Thankfully, I can say, "I choose to watch this." Or not. I finally have given up on Crossing Jordan, which, now that NBC has quietly laid to rest Studio 60, (or not, see link) there's really nothing for me to watch on TV. I like mysteries, and I enjoy the whodunit qualities of CJ, but the shock value is going too far for me, and I don't like that Australian journalist that keeps showing up as a love interest for Jordan.
So that's today's soap box.
All that to also say this: we each need to know our weaknesses. My mom hates any movie that has extra-marital affairs. She did not allow me to watch soap operas in high school. So I watched at friend's houses. (I don't think that's what she meant, and I knew it...)

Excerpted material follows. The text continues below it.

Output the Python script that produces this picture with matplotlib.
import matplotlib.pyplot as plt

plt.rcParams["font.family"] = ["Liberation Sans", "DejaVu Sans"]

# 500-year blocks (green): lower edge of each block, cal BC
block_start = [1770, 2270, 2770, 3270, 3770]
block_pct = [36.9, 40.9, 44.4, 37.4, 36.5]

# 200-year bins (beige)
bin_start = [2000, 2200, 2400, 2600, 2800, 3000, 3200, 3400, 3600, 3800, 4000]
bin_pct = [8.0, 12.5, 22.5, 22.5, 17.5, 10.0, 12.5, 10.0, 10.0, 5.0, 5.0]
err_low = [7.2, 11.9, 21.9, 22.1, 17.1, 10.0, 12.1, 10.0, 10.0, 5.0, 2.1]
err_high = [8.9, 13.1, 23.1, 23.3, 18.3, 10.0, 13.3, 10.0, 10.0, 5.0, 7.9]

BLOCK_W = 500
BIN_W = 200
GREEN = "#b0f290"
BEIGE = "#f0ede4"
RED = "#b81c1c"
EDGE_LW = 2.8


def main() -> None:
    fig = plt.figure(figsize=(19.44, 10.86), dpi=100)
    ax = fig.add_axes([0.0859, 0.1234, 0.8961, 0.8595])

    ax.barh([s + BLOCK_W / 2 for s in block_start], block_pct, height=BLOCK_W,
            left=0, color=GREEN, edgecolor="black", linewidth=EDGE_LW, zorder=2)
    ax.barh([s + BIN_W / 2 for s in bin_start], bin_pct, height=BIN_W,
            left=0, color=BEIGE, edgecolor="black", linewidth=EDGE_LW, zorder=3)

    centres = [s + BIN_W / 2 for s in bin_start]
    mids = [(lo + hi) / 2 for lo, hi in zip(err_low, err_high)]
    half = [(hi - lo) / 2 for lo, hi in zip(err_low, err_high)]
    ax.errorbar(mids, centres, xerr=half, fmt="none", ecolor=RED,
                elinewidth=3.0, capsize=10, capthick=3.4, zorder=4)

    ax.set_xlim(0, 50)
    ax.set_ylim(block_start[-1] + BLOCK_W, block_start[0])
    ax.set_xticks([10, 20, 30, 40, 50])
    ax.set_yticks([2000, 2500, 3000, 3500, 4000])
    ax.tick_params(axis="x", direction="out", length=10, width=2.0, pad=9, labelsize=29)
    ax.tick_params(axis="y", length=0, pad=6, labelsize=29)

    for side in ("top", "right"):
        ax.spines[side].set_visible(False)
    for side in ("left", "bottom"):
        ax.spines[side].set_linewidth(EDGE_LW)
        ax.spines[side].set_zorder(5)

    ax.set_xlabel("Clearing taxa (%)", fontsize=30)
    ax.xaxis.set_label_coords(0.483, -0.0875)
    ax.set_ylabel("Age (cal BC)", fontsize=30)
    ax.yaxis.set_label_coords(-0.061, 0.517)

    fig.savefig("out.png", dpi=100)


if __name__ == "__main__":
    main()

A lot of people I know (why do we live our lives based on the opinions of others, or write entire posts defending our taste?) will not watch Desperate Housewives or Sex and the City because of the immoral lifestyles portrayed therein. I have only seen like three episodes of DH, so I can't comment there. I don't turn a blind eye, but rather say, there are pieces of this that are wonderful. I do not want to be Carrie. I have been in her shoes in some ways, in my twenties. I would never want to relive that heartache that comes from misunderstandings about sexual relationships. But I also can see sex as a metaphor. In so many movies (which are a standard two hours to signify two years or two decades) a kiss is a metaphor for "we have gotten to know each other."
I can't read bodice ripper romance novels. Which is why I love chick lit--there's still the romance, but less sex. I love Hiassan, but I can't read his mysteries for adults. Which is why I hope he continues to write more like Hoot, which I loved. (I'm looking forward to reading Flush)
It's my blog. I get to ramble about what I want to, and it doesn't have to be in good taste or grammar or well written.
Oh, and I watched Vanity Fair (Reese Witherspoon)--it was a visual candy store!! Am now reading my sister's copy of the book. Has anyone seen Monsoon Wedding (the same director)?
So I skipped church. I'm going tonight (which is what I'd do if I was in Pgh) and the 'rents will be home momentarily from Sunday School. Sis and I have both had nutritious (albeit frozen) lunches.